Sonya recommended we see this as she had seen similar last time she was Udaipur. The tickets were fairly inexpensive at one-hundred rupees plus a little extra for use of camera during the performance.
The show features the different music and dance styles found in the state of Rajasthan.
The show starts with an elderly man playing a ravanahatha (a bowed string instrument local to the Rajasthan region) and a veiled women singing.
Next three girls performed the fire dance from the Bikaner region of Rajasthan. The girls would move hypnotically and trance like to the music all while balancing kerosene torches on their heads.
Following on was the impressive Tera Tali dance, in this performance a women with thirteen Manjiras (small cymbals) all tied around her legs and arms sits on the ground. The women then strike these cymbals with other manjiras on string, it was a very visual performance.

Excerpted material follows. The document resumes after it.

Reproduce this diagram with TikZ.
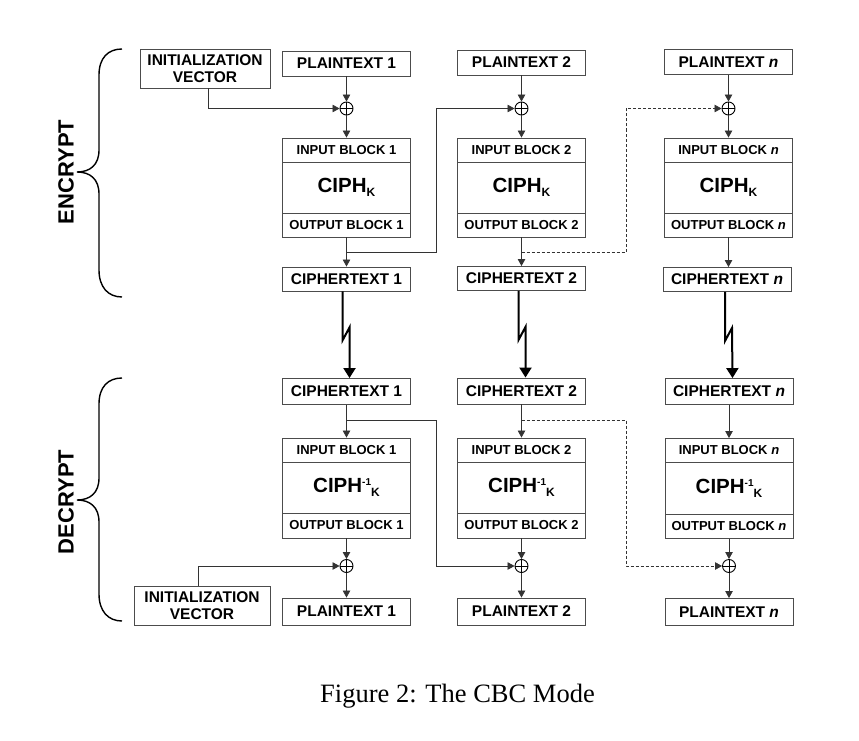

Veiled women dances followed next for a traditional Rajasthani dance known as Ghoomar. The women gracefully danced and twirled to the traditional folk music.
Next was a comical puppet show, featuring a dancing princess, a rider and horse and a magician who could separate his head all in time to the puppeteer’s mouth whistle.
The final act was the infamous balancing pot lady. The Bhavai Dance originated from the balancing skills of the women who carried pots of water on their heads for long distances. In this dance the woman balanced a staggering ten pots on her head (though the last three were all pre-glued together).